Just above the level of Analytical Thought is Beauty or Aesthetics. One mom I was working with seemed to me, to be kind of conservative and had no trouble at all just deciding to be in enthusiasm and doing things at that level. I asked her if she were down about something could she just turn around, collect her thoughts and decide to be in enthusiasm? She said she could. So I told her well, there is level called "aesthetics." "Decide to be in aesthetics!" If you want to hold on to beauty and attend art shows and observe art galleries, flower gardens, view architechture and things like that, that is one level of aesthetics. Just above that would be an outflowing of beauty like the painter, the poet, the sculpter, the calligrapher, the singer, the opera company, the creators of beauty at their best. Just below that would be an inflow of aesthetics like the art collector, the audience in the theater, the reader of poetry, the enjoyers of beauty at the moment they live for.
I have found a method for researching these things. It takes a lot of courage. Just decide to be at the emotional level you want to learn about and use it.
If we want the academic level our Founding Fathers were known to have by the world, 200 years ago, then I believe we will also have to have the emotional level that produces this level of results. Analytical thought will do this, aesthetics will exceed it, exhileration will outdistance even that. 100 years ago the emotional level of schools was boredom, and today its lower, unexpressed resentment. I believe we have to match the level of analytical thought or enlightenment that the Founding Fathers demonstrated. One way to achieve this is just to decide to be in this frame of mind.

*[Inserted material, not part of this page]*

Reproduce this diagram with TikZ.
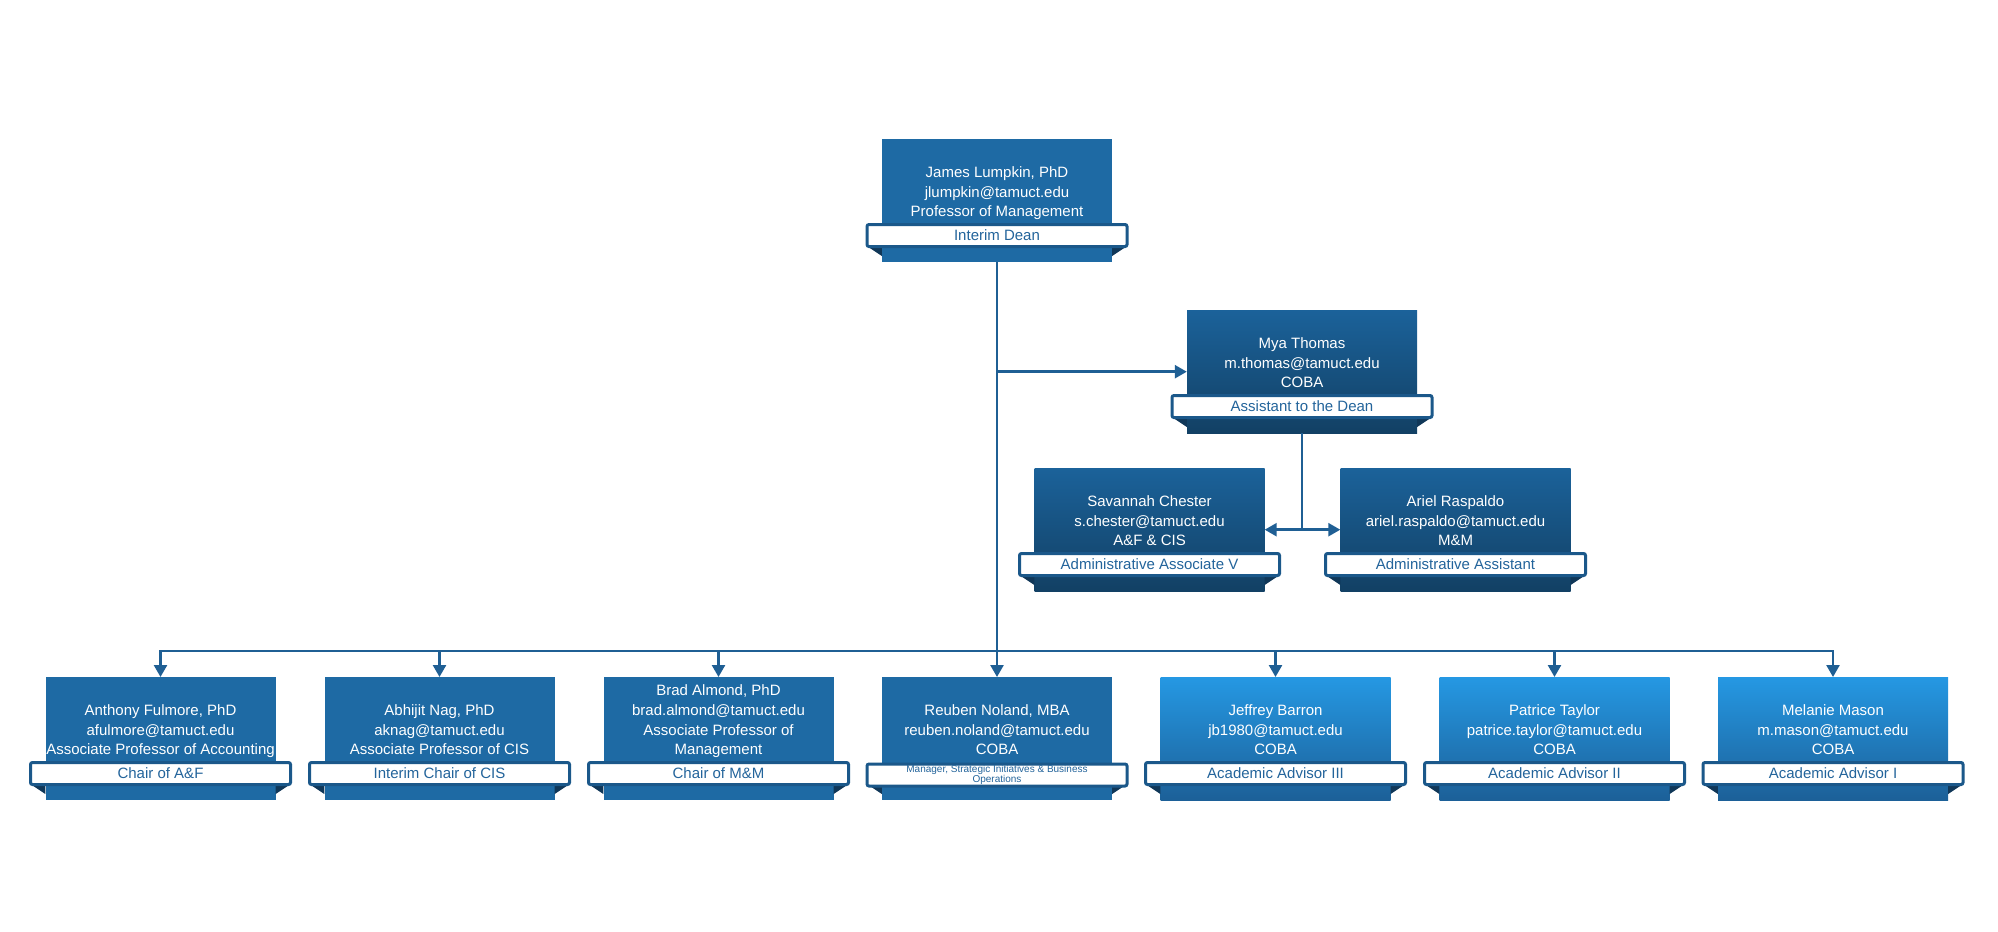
\documentclass[tikz,border=0pt]{standalone}
\usepackage{fontspec}
\setmainfont{Liberation Sans}
\usetikzlibrary{arrows.meta,calc}
\definecolor{flatc}{RGB}{30,106,164}
\definecolor{dtop}{RGB}{27,98,154}
\definecolor{dbot}{RGB}{18,64,100}
\definecolor{ltop}{RGB}{37,152,227}
\definecolor{lbot}{RGB}{28,96,152}
\definecolor{foldc}{RGB}{16,55,88}
\definecolor{ribc}{RGB}{27,88,138}
\definecolor{ribtxt}{RGB}{35,100,155}
\definecolor{linec}{RGB}{31,95,148}
\tikzset{
 orgbase/.style={rectangle, minimum width=230pt, minimum height=123pt, inner sep=0pt, anchor=north, draw=none},
 flatbox/.style={orgbase, fill=flatc},
 darkbox/.style={orgbase, top color=dtop, bottom color=dbot},
 lightbox/.style={orgbase, top color=ltop, bottom color=lbot},
 ribbon/.style={rectangle, draw=ribc, line width=3pt, fill=white, rounded corners=2pt, minimum width=260pt, minimum height=22pt, inner sep=0pt, text=ribtxt, align=center, font=\fontsize{15}{18}\selectfont},
 nametext/.style={text=white, align=center, anchor=south, inner sep=0pt, text depth=4pt, font=\fontsize{15}{19.8}\selectfont},
 conn/.style={draw=linec, line width=2.5pt},
 arr/.style={-{Triangle[length=12pt,width=13pt]}},
 darr/.style={{Triangle[length=12pt,width=13pt]}-{Triangle[length=12pt,width=13pt]}},
}
\newcommand\OrgBox[7]{%
 \node[#4] (#1) at (#2,#3) {};
 \fill[foldc] ($(#1.north west)+(-15,107)$) -- ($(#1.north west)+(0,107)$) -- ($(#1.north west)+(0,117)$) -- cycle;
 \fill[foldc] ($(#1.north east)+(15,107)$) -- ($(#1.north east)+(0,107)$) -- ($(#1.north east)+(0,117)$) -- cycle;
 \node[ribbon,#7] (#1r) at ($(#1.north)+(0,96.5)$) {#6};
 \node[nametext] (#1t) at ($(#1.north)+(0,82)$) {#5};
}
\begin{document}
\begin{tikzpicture}[x=1pt,y=-1pt]
\useasboundingbox (0,0) rectangle (1998,932);
\fill[white] (0,0) rectangle (1998,932);

\OrgBox{lump}{997}{139}{flatbox}{James Lumpkin, PhD\\jlumpkin@tamuct.edu\\Professor of Management}{Interim Dean}{}
\OrgBox{mya}{1302}{310}{darkbox}{Mya Thomas\\m.thomas@tamuct.edu\\COBA}{Assistant to the Dean}{}
\OrgBox{sav}{1149.5}{468}{darkbox}{Savannah Chester\\s.chester@tamuct.edu\\A\&F \& CIS}{Administrative Associate V}{}
\OrgBox{ari}{1455.5}{468}{darkbox}{Ariel Raspaldo\\ariel.raspaldo@tamuct.edu\\M\&M}{Administrative Assistant}{}

\OrgBox{anth}{160.5}{677}{flatbox}{Anthony Fulmore, PhD\\afulmore@tamuct.edu\\Associate Professor of Accounting}{Chair of A\&F}{}
\OrgBox{abhi}{439.5}{677}{flatbox}{Abhijit Nag, PhD\\aknag@tamuct.edu\\Associate Professor of CIS}{Interim Chair of CIS}{}
\OrgBox{brad}{718.5}{677}{flatbox}{Brad Almond, PhD\\brad.almond@tamuct.edu\\Associate Professor of\\Management}{Chair of M\&M}{}
\OrgBox{reub}{997}{677}{flatbox}{Reuben Noland, MBA\\reuben.noland@tamuct.edu\\COBA}{Manager, Strategic Initiatives \& Business\\Operations}{font=\fontsize{10}{10.5}\selectfont, yshift=-1.5pt}
\OrgBox{jeff}{1275.5}{677}{lightbox}{Jeffrey Barron\\jb1980@tamuct.edu\\COBA}{Academic Advisor III}{}
\OrgBox{patr}{1554.5}{677}{lightbox}{Patrice Taylor\\patrice.taylor@tamuct.edu\\COBA}{Academic Advisor II}{}
\OrgBox{mela}{1833}{677}{lightbox}{Melanie Mason\\m.mason@tamuct.edu\\COBA}{Academic Advisor I}{}

\draw[conn,arr] (lump.south) -- (reub.north);
\draw[conn,arr] (lump.south |- mya.west) -- (mya.west);
\draw[conn] (mya.south) -- (mya.south |- sav.east);
\draw[conn,darr] (sav.east) -- (ari.west);
\coordinate (bus) at (997,651);
\foreach \t in {anth,abhi,brad,jeff,patr,mela}{
 \draw[conn,arr] (bus) -| (\t.north);
}
\end{tikzpicture}
\end{document}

I believe the above will turn American Education around. But just to be sure, lets:
"Define each word in the curriculum fully as a set of skills." (42) Not partly define it by context clues.
"Have a Purpose for each thing you study." (50) That means each thing you study in the curriculum or on your own. Ask yourself application type questions that test and build your ability to apply the material. Like, "How can this be used in life?" "How does this apply?" "Who has used this and how did they use it exactly? "What do I have to gain by studying this?"
Decide to be in enthusiasm! The decision is yours!